By the time we left fifteen, I was ready for more surprises. Indeed, I was eager for them, if only to take my mind off what might be awaiting me below. For that reason, all the levels I numbered in the twenties were disappointments. They certainly weren’t dead, and I didn’t get the impression that they were markedly decayed, but the territory we crossed was empty. The skies were bright, and the vegetation seemed reasonably lush, but there was no evidence of sophisticated machinery except for the vehicles on the road, and the only sentients I saw were the pale-skinned invaders.

I could see plenty of pillars holding up the ceilings, but I couldn’t see any blocks filled out with doors and windows. I knew, though, that we were seeing only the tiniest slice of each habitat, and that every one of them would surely be as big, and might well be as various, as an Earthly continent. It was as though I was trying to judge the nature and complexity of the Earth from a twenty-kilometre drive across a randomly chosen part of Canada. The best sights these levels had to offer might be awesome indeed, but it was entirely possible that the invaders had never yet caught a glimpse of them, having only skated quickly across the surface, more eager to find doorways to other levels than to explore fully those which appeared harmless and useless to them.

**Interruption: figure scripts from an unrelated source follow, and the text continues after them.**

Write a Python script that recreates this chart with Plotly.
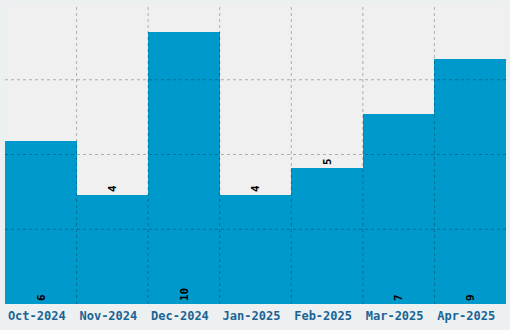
import plotly.graph_objects as go

months = ["Oct-2024", "Nov-2024", "Dec-2024", "Jan-2025", "Feb-2025", "Mar-2025", "Apr-2025"]
values = [6, 4, 10, 4, 5, 7, 9]
label_pos = ["inside", "outside", "inside", "outside", "outside", "inside", "inside"]

y_max = 11
y_step = 2.75

fig = go.Figure()
fig.add_trace(go.Bar(
    x=months, y=values,
    marker=dict(color="#0099cc", line=dict(width=0)),
    text=[str(v) for v in values],
    textposition=label_pos,
    insidetextanchor="start",
    textangle=-90,
    textfont=dict(family="DejaVu Sans Mono", size=11, color="#000000", weight="bold"),
    cliponaxis=False,
    constraintext="none",
))

grid = dict(color="rgba(0,0,0,0.28)", width=1, dash="dot")
shapes = []
for i in range(len(months) - 1):
    shapes.append(dict(type="line", xref="x", yref="paper", x0=i + 0.5, x1=i + 0.5,
                       y0=0, y1=1, line=grid, layer="above"))
k = 1
while k * y_step < y_max - 1e-9:
    shapes.append(dict(type="line", xref="paper", yref="y", x0=0, x1=1,
                       y0=k * y_step, y1=k * y_step, line=grid, layer="above"))
    k += 1

fig.update_layout(
    width=510, height=330,
    margin=dict(l=5, r=4, t=5, b=26),
    paper_bgcolor="#ecf0f1",
    plot_bgcolor="#f0f0f0",
    bargap=0,
    showlegend=False,
    shapes=shapes,
    xaxis=dict(type="category", showgrid=False, zeroline=False, showline=False,
               ticks="", ticklabelshift=-4, ticklabelstandoff=3,
               tickfont=dict(family="DejaVu Sans Mono", size=12, color="#1a6496",
                             weight="bold")),
    yaxis=dict(range=[0, y_max], showgrid=False, zeroline=False, showline=False,
               showticklabels=False, ticks=""),
)

fig.write_html("out.html")
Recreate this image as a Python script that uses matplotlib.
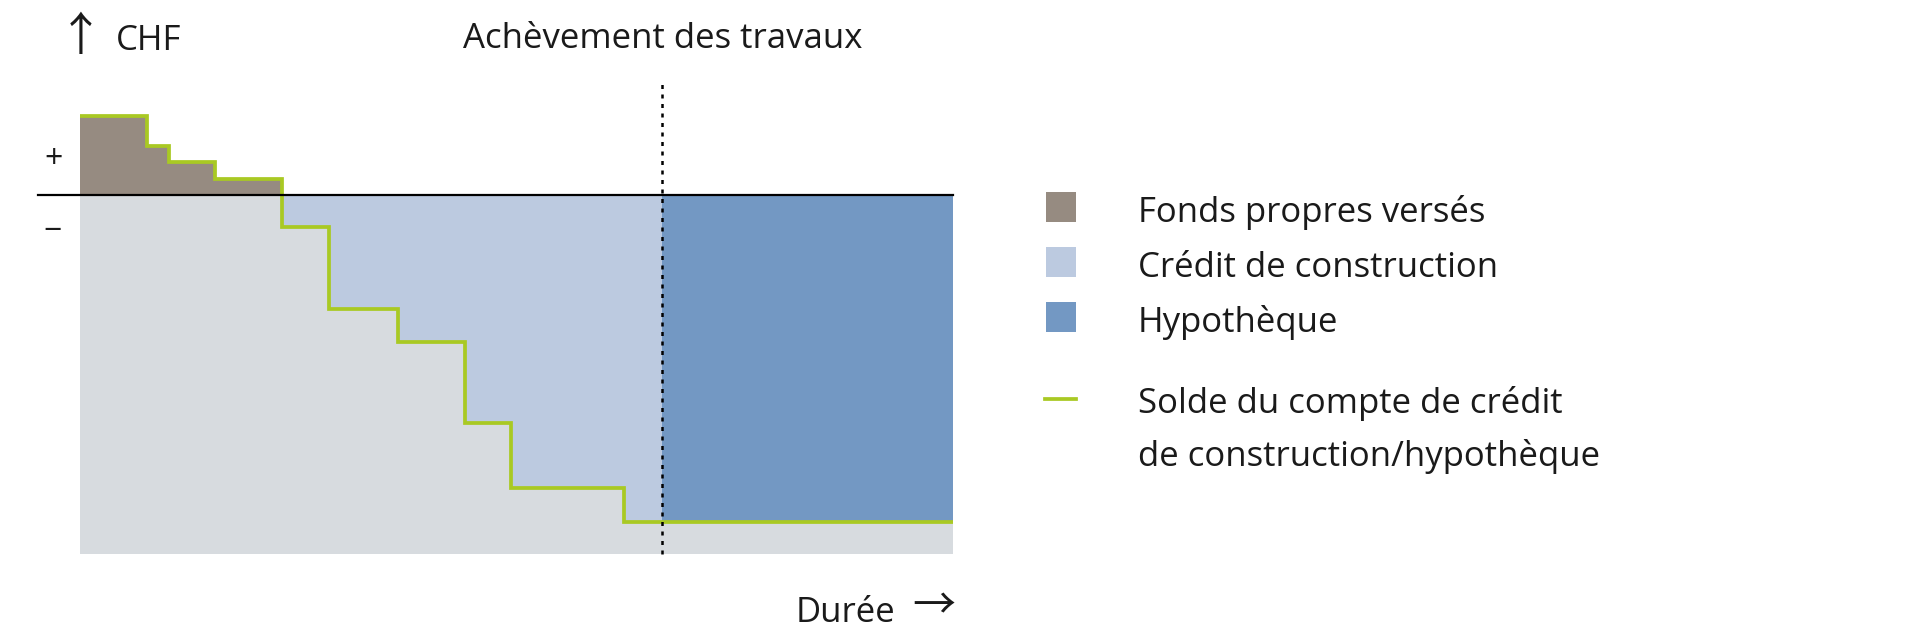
import numpy as np
import matplotlib
matplotlib.use("Agg")
import matplotlib.pyplot as plt
from matplotlib.patches import Rectangle
from matplotlib.lines import Line2D

plt.rcParams['font.family'] = ['Open Sans', 'DejaVu Sans']

# ---- data (abstract units) ----
step_edges = [0, 6.7, 8.9, 13.5, 20.2, 24.9, 31.8, 38.5, 43.1, 54.4, 87.3]
balance = [7.95, 4.93, 3.3, 1.6, -3.2, -11.4, -14.65, -22.8, -29.3, -32.67]
completion_x = 58.2
floor_value = -35.9
top_value = 11.5

legend_labels = ["Fonds propres versés", "Crédit de construction", "Hypothèque",
                 "Solde du compte de crédit\nde construction/hypothèque"]
title_text = "Achèvement des travaux"
y_label = "CHF"
x_label = "Durée"

c_equity = "#968b81"
c_bg = "#d7dbdf"
c_credit = "#bccae0"
c_mortgage = "#7398c3"
c_line = "#a9c923"
c_text = "#1a1a1a"

W, H = 1920, 640
fig = plt.figure(figsize=(19.2, 6.4), dpi=100)

def fx(px):
    return px / W

def fy(py):
    return 1 - py / H

ax = fig.add_axes([fx(80), fy(554), fx(953 - 80), (554 - 80) / H])
ax.set_xlim(step_edges[0], step_edges[-1])
ax.set_ylim(floor_value, top_value)
ax.axis("off")

x = np.array(step_edges, dtype=float)
b = np.array(balance + [balance[-1]], dtype=float)

# background gray
ax.fill_between([x[0], x[-1]], floor_value, 0, color=c_bg, lw=0, zorder=1)
# equity (positive part)
pos = np.clip(b, 0, None)
ax.fill_between(x, 0, pos, step="post", color=c_equity, lw=0, zorder=2)
# construction credit (negative part before completion)
neg = np.clip(b, None, 0)
mask_c = x <= completion_x + 1e-9
xc = np.append(x[mask_c], completion_x)
nc = np.append(neg[mask_c], neg[mask_c][-1])
ax.fill_between(xc, nc, 0, step="post", color=c_credit, lw=0, zorder=2)
# mortgage after completion
ax.fill_between([completion_x, x[-1]], balance[-1], 0, color=c_mortgage, lw=0, zorder=2)

# balance line
ax.step(x, b, where="post", color=c_line, lw=2.7, zorder=4, solid_joinstyle="miter")

# zero line, extended left beyond plot
x_left = (38 - 80) / 10.0
ax.plot([x_left, x[-1]], [0, 0], color="black", lw=1.6, zorder=5, clip_on=False)

# completion dashed line
ax.plot([completion_x, completion_x], [floor_value, top_value], color="black",
        lw=1.8, dashes=(1.6, 2.2), zorder=6, clip_on=False)

# ---- texts ----
fs = 25
arrow_fam = ['Noto Sans CJK JP', 'DejaVu Sans']
fig.text(fx(81), fy(37), "↑", ha="center", va="center", fontsize=33,
         color=c_text, family=arrow_fam)
fig.text(fx(116), fy(50), y_label, ha="left", va="baseline", fontsize=fs, color=c_text)
fig.text(fx(663), fy(48), title_text, ha="center", va="baseline", fontsize=fs, color=c_text)
fig.text(fx(53), fy(159), "+", ha="center", va="center", fontsize=fs - 2, color=c_text)
fig.text(fx(53), fy(232), "−", ha="center", va="center", fontsize=fs - 2, color=c_text)
fig.text(fx(895), fy(622), x_label, ha="right", va="baseline", fontsize=fs, color=c_text)
fig.text(fx(934), fy(607), "→", ha="center", va="center", fontsize=31,
         color=c_text, family=arrow_fam)

# ---- legend ----
sq_tops = [192, 247, 302]
colors = [c_equity, c_credit, c_mortgage]
for top, col in zip(sq_tops, colors):
    fig.patches.append(Rectangle((fx(1046), fy(top + 30)), fx(30), 30 / H,
                                 transform=fig.transFigure, color=col, lw=0))
fig.lines.append(Line2D([fx(1045), fx(1076)], [fy(399), fy(399)],
                        transform=fig.transFigure, color=c_line, lw=2.7))

baselines = [222, 277, 332]
for bl, lab in zip(baselines, legend_labels[:3]):
    fig.text(fx(1138), fy(bl), lab, ha="left", va="baseline", fontsize=fs, color=c_text)
l1, l2 = legend_labels[3].split("\n")
fig.text(fx(1138), fy(413), l1, ha="left", va="baseline", fontsize=fs, color=c_text)
fig.text(fx(1138), fy(466), l2, ha="left", va="baseline", fontsize=fs, color=c_text)

fig.savefig("out.png", dpi=100, facecolor="white")
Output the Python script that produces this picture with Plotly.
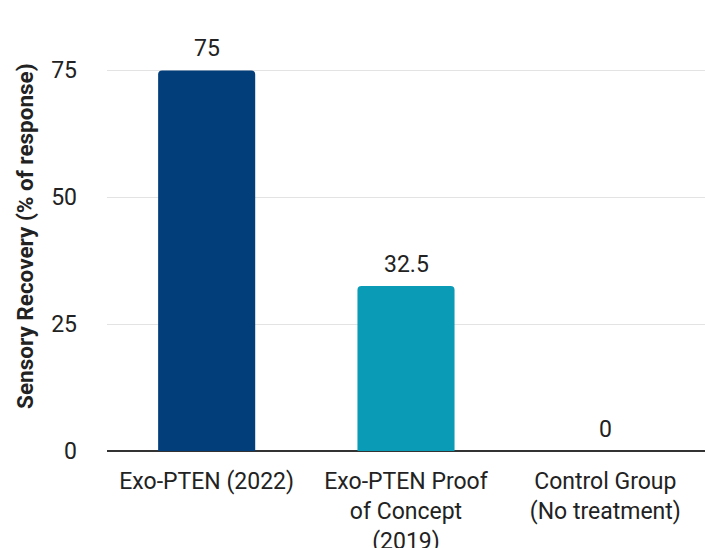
import plotly.graph_objects as go

categories = ["Exo-PTEN (2022)", "Exo-PTEN Proof<br>of Concept<br>(2019)", "Control Group<br>(No treatment)"]
values = [75, 32.5, 0]
value_labels = ["75", "32.5", "0"]
bar_colors = ["#023e7a", "#0a9bb7", "#7fc3d4"]
y_ticks = [0, 25, 50, 75]
y_title = "Sensory Recovery (% of response)"

fig = go.Figure()
fig.add_trace(go.Bar(
    x=categories, y=values,
    marker=dict(color=bar_colors, line=dict(width=0)),
    hoverinfo="x+y",
))

for c, v, t in zip(categories, values, value_labels):
    fig.add_annotation(x=c, y=v, text=t, showarrow=False, xref="x", yref="y",
                       yanchor="bottom", yshift=6,
                       font=dict(family="Roboto", size=23, color="#222222"))

fig.add_annotation(xref="paper", yref="paper", x=-0.137, y=0.53, text="<b>" + y_title + "</b>",
                   textangle=-90, showarrow=False, xanchor="center", yanchor="middle",
                   font=dict(family="Roboto", size=22.5, color="#222222"))

fig.update_layout(
    width=705, height=548,
    margin=dict(l=107, r=0, t=45, b=97, autoexpand=False),
    paper_bgcolor="white", plot_bgcolor="white",
    showlegend=False,
    bargap=0.513,
    barcornerradius=4,
    font=dict(family="Roboto", size=23, color="#222222"),
    xaxis=dict(showgrid=False, showline=False, ticks="", tickfont=dict(size=23, color="#222222"),
               ticklabelstandoff=14, automargin=False),
    yaxis=dict(range=[0, 80], tickvals=y_ticks, ticktext=[str(t) for t in y_ticks],
               showgrid=True, gridcolor="#e3e3e3", gridwidth=1,
               zeroline=True, zerolinecolor="#333333", zerolinewidth=2,
               ticks="", ticklabelstandoff=29, tickfont=dict(size=23, color="#222222"),
               showline=False, automargin=False),
)

fig.write_html("out.html")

When we stopped to sleep, at a way station on what I took to be level twenty-nine, I was beginning to fear that Asgard might not have much more to show me. Wouldn’t it be ghastly, I thought, if the Centre turned out to be no more exotic than Skychain City—or the microworld Goodfellow? There is no more horrible way that any mystery can be resolved than by dissolution into ironic anti-climax.

I consoled myself with the thought that we were a long, long way from the Centre yet—and with the knowledge that the reason I was being taken on this little trip to the heartland of Invaderdom was that I had already been shown proof that there were more things in Asgard, as in Heaven, than had hitherto been dreamt of in the invaders’ poverty- stricken philosophy.

But could I, I wondered, interest them enough to persuade them to let me live?

16

The levels I numbered in the thirties were much brighter and more crowded than those in the twenties. Every time we emerged from one of the buildings that housed the connecting shafts, we came out into thriving city streets—wide roads with floor-to-ceiling facings, pavements, shops. This, I inferred, was the heartland of the invader empire; these were levels they had colonized in the distant past. I couldn’t tell which was their home level, and my companions were not answering questions. Sky-blue and the senior officer had been arguing again, and Sky-blue was rather tight- lipped. Jacinthe Siani was keeping her distance from me, probably because she wanted to impress upon her new friends that she was solidly on their side.